NEW YORK — U.S. borrowers can get the cheapest mortgages this year, thanks to worries over European debt, and that could keep homebuyers active even after the expiration of a tax credit designed to increase sales.

Mortgage rates fell to their lowest level of the year this week as yields on U.S. government securities declined, Freddie Mac said Thursday. Fixed rates for mortgages tend to follow the yield of 10-year Treasury notes.

Treasury yields sank after Germany’s move this week to curtail certain kinds of short-selling spooked investors, who shifted money from risky European debt to safer U.S. securities.

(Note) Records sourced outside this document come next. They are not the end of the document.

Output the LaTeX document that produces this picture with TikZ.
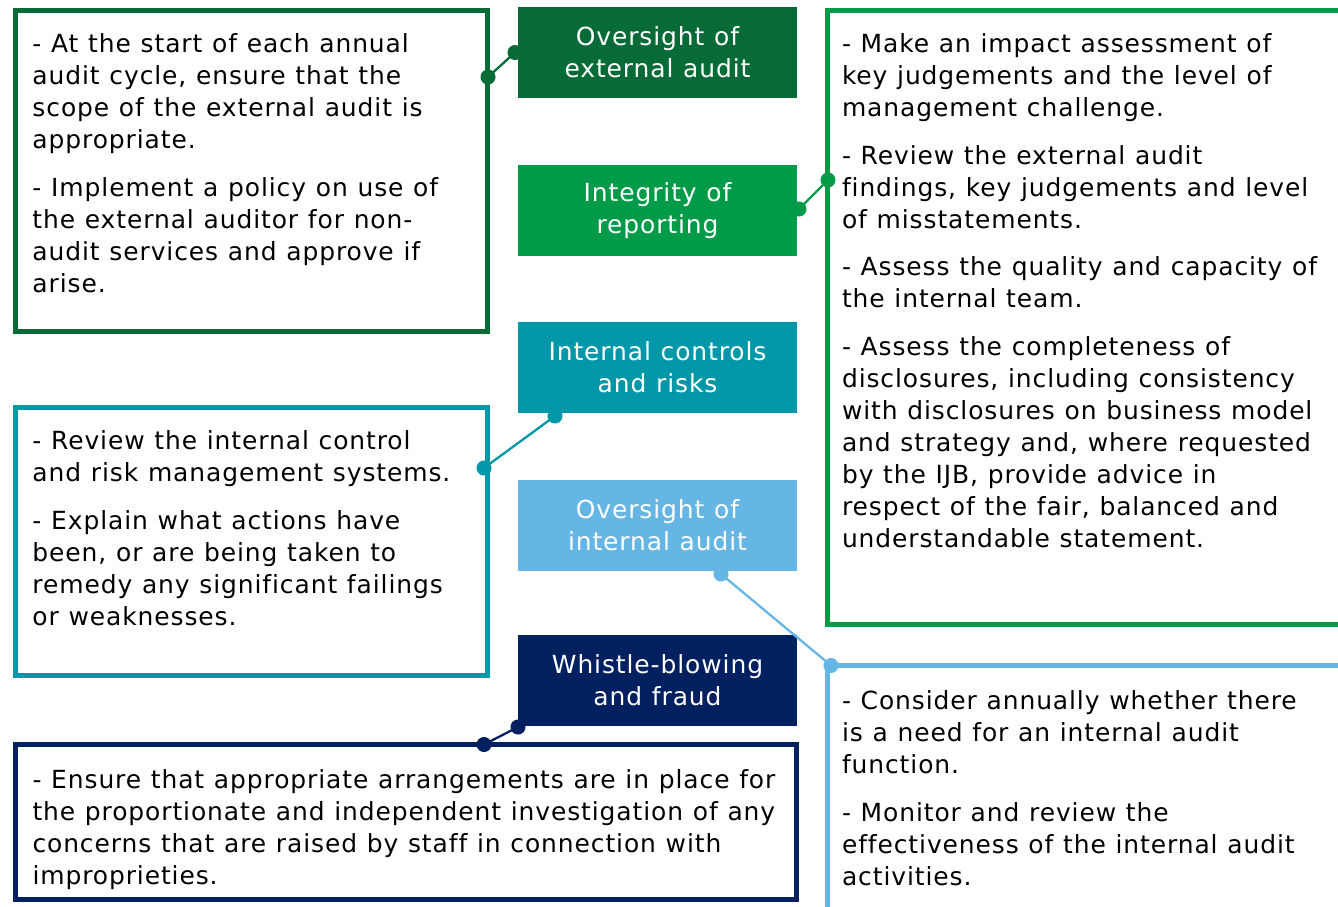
\documentclass[tikz,border=0pt]{standalone}
\usepackage{fontspec}
\setmainfont{DejaVu Sans}[LetterSpace=3.6, WordSpace=1.1, Ligatures=NoCommon]
\usepackage{tikz}
\usetikzlibrary{positioning, arrows.meta}

\definecolor{extgreen}{HTML}{066B37}
\definecolor{repgreen}{HTML}{009B48}
\definecolor{ctrlteal}{HTML}{0098A8}
\definecolor{iablue}{HTML}{65B6E4}
\definecolor{fraudnavy}{HTML}{002060}

\tikzset{
  topic/.style={
    rectangle, fill=#1,
    minimum width=5.58cm, minimum height=1.82cm,
    inner sep=0pt, outer sep=0pt,
    text=white, align=center,
    font=\fontsize{14.2}{18.2}\selectfont
  },
  panel/.style={
    draw=#1, rectangle, line width=0.1cm,
    inner sep=0pt, outer sep=0pt, anchor=north west
  },
  bodytxt/.style={
    inner sep=0pt, outer sep=0pt, align=left,
    font=\fontsize{14.2}{18.2}\selectfont
  },
  link/.style={
    {Circle[length=0.3cm]}-{Circle[length=0.3cm]},
    draw=#1, line width=1.3pt,
    shorten <=-0.15cm, shorten >=-0.15cm
  },
}

\begin{document}
\begin{tikzpicture}
  \useasboundingbox (0,0) rectangle (26.76,-18.12);
  \clip (0,0) rectangle (26.76,-18.12);

  % outlined boxes
  \node[panel=extgreen,  minimum width=9.43cm,  minimum height=6.42cm] (extbox)   at (0.31,-0.21)  {};
  \node[panel=ctrlteal,  minimum width=9.43cm,  minimum height=5.35cm] (ctrlbox)  at (0.31,-8.15)  {};
  \node[panel=fraudnavy, minimum width=15.62cm, minimum height=3.10cm] (fraudbox) at (0.30,-14.89) {};
  \node[panel=repgreen,  minimum width=10.4cm,  minimum height=12.28cm] (repbox)  at (16.54,-0.21) {};
  \node[panel=iablue,    minimum width=10.4cm,  minimum height=5.2cm]  (iabox)    at (16.54,-13.31) {};

  % topic labels down the middle
  \node[topic=extgreen] (extlbl) at (13.15,-1.05) {Oversight of\\external audit};
  \node[topic=repgreen,  below=1.34cm of extlbl]  (replbl)   {Integrity of\\reporting};
  \node[topic=ctrlteal,  below=1.32cm of replbl]  (ctrllbl)  {Internal controls\\and risks};
  \node[topic=iablue,    below=1.34cm of ctrllbl] (ialbl)    {Oversight of\\internal audit};
  \node[topic=fraudnavy, below=1.28cm of ialbl]   (fraudlbl) {Whistle-blowing\\and fraud};

  % box texts
  \node[bodytxt, below right=0.39cm and 0.34cm of extbox.north west] (exttxt)
    {\strut- At the start of each annual\\
     audit cycle, ensure that the\\
     scope of the external audit is\\
     appropriate.\\[9pt]
     - Implement a policy on use of\\
     the external auditor for non-\\
     audit services and approve if\\
     arise.};
  \node[bodytxt, below right=0.39cm and 0.34cm of ctrlbox.north west] (ctrltxt)
    {\strut- Review the internal control\\
     and risk management systems.\\[9pt]
     - Explain what actions have\\
     been, or are being taken to\\
     remedy any significant failings\\
     or weaknesses.};
  \node[bodytxt, below right=0.43cm and 0.35cm of fraudbox.north west] (fraudtxt)
    {\strut- Ensure that appropriate arrangements are in place for\\
     the proportionate and independent investigation of any\\
     concerns that are raised by staff in connection with\\
     improprieties.};
  \node[bodytxt, below right=0.39cm and 0.30cm of repbox.north west] (reptxt)
    {\strut- Make an impact assessment of\\
     key judgements and the level of\\
     management challenge.\\[9pt]
     - Review the external audit\\
     findings, key judgements and level\\
     of misstatements.\\[9pt]
     - Assess the quality and capacity of\\
     the internal team.\\[9pt]
     - Assess the completeness of\\
     disclosures, including consistency\\
     with disclosures on business model\\
     and strategy and, where requested\\
     by the IJB, provide advice in\\
     respect of the fair, balanced and\\
     understandable statement.};
  \node[bodytxt, below right=0.43cm and 0.30cm of iabox.north west] (iatxt)
    {\strut- Consider annually whether there\\
     is a need for an internal audit\\
     function.\\[9pt]
     - Monitor and review the\\
     effectiveness of the internal audit\\
     activities.};

  % link end points
  \coordinate (ext-a)   at ([xshift=-0.06cm]extlbl.west);
  \coordinate (ext-b)   at ([xshift=0.02cm, yshift=-1.33cm]extbox.north east);
  \coordinate (rep-a)   at ([xshift=0.04cm, yshift=0.03cm]replbl.east);
  \coordinate (rep-b)   at ([xshift=0.02cm, yshift=-3.39cm]repbox.north west);
  \coordinate (ctrl-a)  at ([xshift=0.74cm, yshift=-0.06cm]ctrllbl.south west);
  \coordinate (ctrl-b)  at ([xshift=-0.06cm, yshift=-1.21cm]ctrlbox.north east);
  \coordinate (ia-a)    at ([xshift=1.27cm, yshift=-0.06cm]ialbl.south);
  \coordinate (ia-b)    at ([xshift=0.08cm]iabox.north west);
  \coordinate (fraud-a) at ([yshift=-0.02cm]fraudlbl.south west);
  \coordinate (fraud-b) at ([xshift=1.57cm]fraudbox.north);

  \draw[link=extgreen]  (ext-a)   -- (ext-b);
  \draw[link=repgreen]  (rep-a)   -- (rep-b);
  \draw[link=ctrlteal]  (ctrl-a)  -- (ctrl-b);
  \draw[link=iablue]    (ia-a)    -- (ia-b);
  \draw[link=fraudnavy] (fraud-a) -- (fraud-b);
\end{tikzpicture}
\end{document}
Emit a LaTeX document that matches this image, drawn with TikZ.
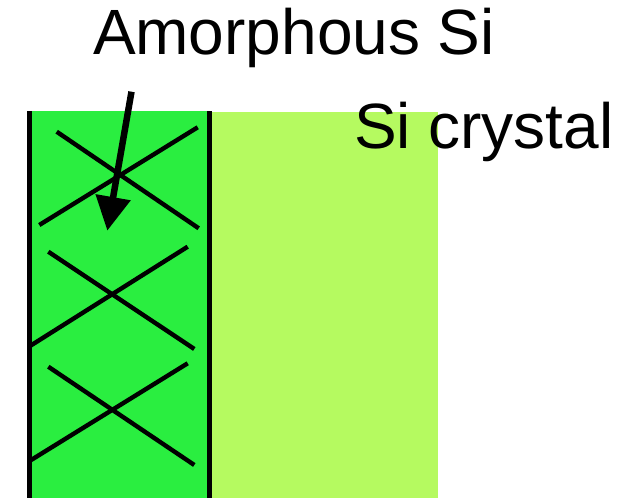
\documentclass[tikz,border=0pt]{standalone}
\usepackage{fontspec}
\setmainfont{Liberation Sans}
\usetikzlibrary{arrows.meta}
\definecolor{amorph}{RGB}{42,238,64}
\definecolor{crystal}{RGB}{181,250,96}
\tikzset{
  bond/.style={line width=4.4pt},
  wall/.style={line width=4.7pt},
  lbl/.style={font=\fontsize{64}{64}\selectfont, inner sep=0pt, anchor=base west},
  pointer/.style={line width=6.5pt, -{Triangle[length=34pt,width=34pt]}}
}
\begin{document}
\begin{tikzpicture}[x=1pt,y=-1pt]
\useasboundingbox (0,0) rectangle (633,498);
\fill[crystal] (209,111.7) rectangle (438,498);
\fill[amorph] (29.8,111) rectangle (209.7,498);
\draw[wall] (29.8,111) -- (29.8,498);
\draw[wall] (209.7,111) -- (209.7,498);
% crosses
\draw[bond] (56.7,131.7) -- (198.7,228.3);
\draw[bond] (39.3,225) -- (197.7,127.3);
\draw[bond] (48.3,251.7) -- (194.3,349);
\draw[bond] (30,346) -- (187.7,246.7);
\draw[bond] (48.3,366.7) -- (194.3,465);
\draw[bond] (30,460.7) -- (187.7,363.3);
\node[lbl] (amorphous) at (92.8,54.4) {Amorphous Si};
\node[lbl] (crystal) at (353.8,148.3) {Si crystal};
\coordinate (arrowstart) at (131.5,91.7);
\coordinate (arrowtip) at (107.3,230.7);
\draw[pointer] (arrowstart) -- (arrowtip);
\end{tikzpicture}
\end{document}
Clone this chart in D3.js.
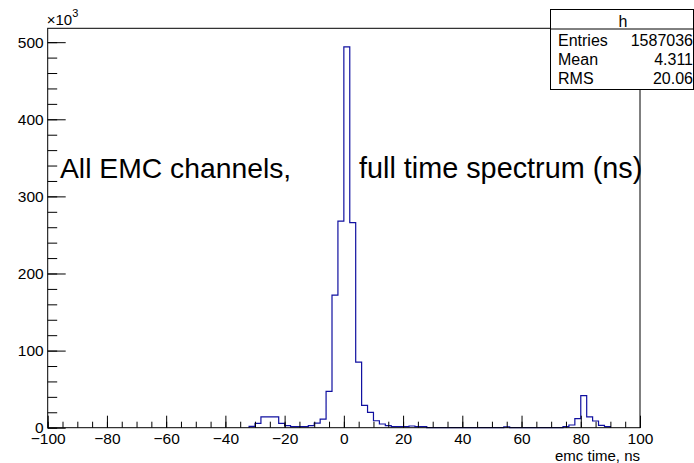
<!DOCTYPE html>
<html>
<head>
<meta charset="utf-8">
<script src="https://cdn.jsdelivr.net/npm/d3@7"></script>
<style>
  body { margin: 0; background: #fff; }
  svg { font-family: "Liberation Sans", Arial, sans-serif; }
</style>
</head>
<body>
<script>
// histogram bins, 2 ns wide, starting at -32 ns
const binStart = -32;
const binWidth = 2;
const counts = [
  1800, 5700, 14000, 14000, 14000, 5700, 2600, 1300, 1300, 1300,   // -32 .. -14
  2600, 6000, 11000, 47000, 172000, 268000,                          // -12 .. -2
  494000, 266000, 85000, 29000, 20000, 9000, 4800, 2600,              // 0 .. 14
  1300, 1300, 1300, 2200, 1300, 1300,                                 // 16 .. 26
  0, 0, 0, 0, 0, 0, 0, 0, 0, 0, 0, 0, 0,                              // 28 .. 52
  1000,                                                               // 54
  0, 0, 0, 0, 0, 0, 0, 0, 0,                                          // 56 .. 72
  1300, 3500, 11700, 41500, 14000, 8700, 3000, 1300                   // 74 .. 88
];

const xTicks = [-100, -80, -60, -40, -20, 0, 20, 40, 60, 80, 100];
const yTicks = [0, 100000, 200000, 300000, 400000, 500000];

const statsTitle = "h";
const statsRows = [["Entries", "1587036"], ["Mean", "4.311"], ["RMS", "20.06"]];

const width = 694, height = 463;
const m = {left: 47.7, right: 640, top: 28.3, bottom: 427.7};

const svg = d3.select("body").append("svg")
    .attr("width", width)
    .attr("height", height);

const x = d3.scaleLinear().domain([-100, 100]).range([m.left, m.right]);
const y = d3.scaleLinear().domain([0, 518000]).range([m.bottom, m.top]);

// histogram outline
const pts = [[binStart, 0]];
counts.forEach((c, i) => {
  const x0 = binStart + i * binWidth;
  pts.push([x0, c], [x0 + binWidth, c]);
});
pts.push([binStart + counts.length * binWidth, 0]);

svg.append("path")
    .attr("d", d3.line().x(d => x(d[0])).y(d => y(d[1]))(pts))
    .attr("fill", "none")
    .attr("stroke", "#1010a0")
    .attr("stroke-width", 1.2);

// frame
svg.append("rect")
    .attr("x", m.left).attr("y", m.top)
    .attr("width", m.right - m.left).attr("height", m.bottom - m.top)
    .attr("fill", "none").attr("stroke", "#000").attr("stroke-width", 1);

// x axis
const xAxis = svg.append("g").attr("transform", `translate(0,${m.bottom})`);
xAxis.call(d3.axisBottom(x).tickValues(d3.range(-100, 101, 5)).tickSize(-6).tickFormat(""));
xAxis.call(g => g.selectAll(".domain").remove());
const xMajor = svg.append("g").attr("transform", `translate(0,${m.bottom})`)
    .call(d3.axisBottom(x).tickValues(xTicks).tickSize(-12).tickPadding(4));
xMajor.select(".domain").remove();
xMajor.selectAll("text").attr("font-size", 15.5).attr("dy", null).attr("y", 16.3)
    .attr("font-family", "Liberation Sans, Arial, sans-serif");

// y axis
const yAxis = svg.append("g").attr("transform", `translate(${m.left},0)`);
yAxis.call(d3.axisLeft(y).tickValues(d3.range(0, 510000, 20000)).tickSize(-9.5).tickFormat(""));
yAxis.call(g => g.selectAll(".domain").remove());
const yMajor = svg.append("g").attr("transform", `translate(${m.left},0)`)
    .call(d3.axisLeft(y).tickValues(yTicks).tickSize(-18).tickPadding(4)
      .tickFormat(d => d / 1000));
yMajor.select(".domain").remove();
yMajor.selectAll("text").attr("font-size", 15.5).attr("x", -4)
    .attr("font-family", "Liberation Sans, Arial, sans-serif");
svg.selectAll(".tick line").attr("stroke-width", 1);

// exponent label
const expo = svg.append("text").attr("x", m.left - 1).attr("y", 24.5).attr("font-size", 15);
expo.append("tspan").text("\u00d710");
expo.append("tspan").attr("font-size", 11).attr("dy", -8).text("3");

// axis title
svg.append("text").attr("x", m.right).attr("y", 460.5)
    .attr("text-anchor", "end").attr("font-size", 15)
    .text("emc time, ns");

// annotation
svg.append("text").attr("x", 60).attr("y", 178).attr("font-size", 28.3)
    .text("All EMC channels,");
svg.append("text").attr("x", 359).attr("y", 178).attr("font-size", 28.8)
    .text("full time spectrum (ns)");

// stats box
const bx = 550.5, by = 9.5, bw = 143, bh = 80;
svg.append("rect").attr("x", bx).attr("y", by).attr("width", bw).attr("height", bh)
    .attr("fill", "#fff").attr("stroke", "#000").attr("stroke-width", 1);
svg.append("line").attr("x1", bx).attr("x2", bx + bw).attr("y1", 29).attr("y2", 29)
    .attr("stroke", "#000");
svg.append("text").attr("x", bx + bw / 2 + 1).attr("y", 26.5).attr("text-anchor", "middle")
    .attr("font-size", 16).text(statsTitle);
statsRows.forEach((r, i) => {
  const yy = 46 + i * 19;
  svg.append("text").attr("x", 558).attr("y", yy).attr("font-size", 16).text(r[0]);
  svg.append("text").attr("x", 693).attr("y", yy).attr("text-anchor", "end")
      .attr("font-size", 16).text(r[1]);
});
</script>
</body>
</html>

A side effect of the lower Treasury rates was lower mortgage rates. The average fixed rate on a 30-year mortgage dipped to 4.84 percent from 4.93 percent a week earlier, Freddie Mac said. It was the lowest level since mid-December, when rates averaged 4.81 percent.

“The timing is fortuitous,” said Greg McBride, a senior financial analyst at, “because home shoppers who rushed to sign their purchase contracts in late April to capture the tax credit are locking in their mortgage rates now.”

New buyers were offered a credit worth up to $8,000, while current owners who bought and moved into another home could get one for up to $6,500. To receive them, buyers had to have a signed offer by April 30 and must close by the end of June.

Economists expected home sales to flag after the credit expired, but lower rates could help offset the falloff.

Among other types of mortgages in Freddie Mac’s survey, the average rate on a 15-year fixed-rate mortgage was 4.24 percent this week, down from 4.3 percent. Rates on five-year, adjustable-rate mortgages averaged 3.91 percent, down from 3.95 percent a week earlier. Rates on one-year, adjustable-rate mortgages fell to 4 percent.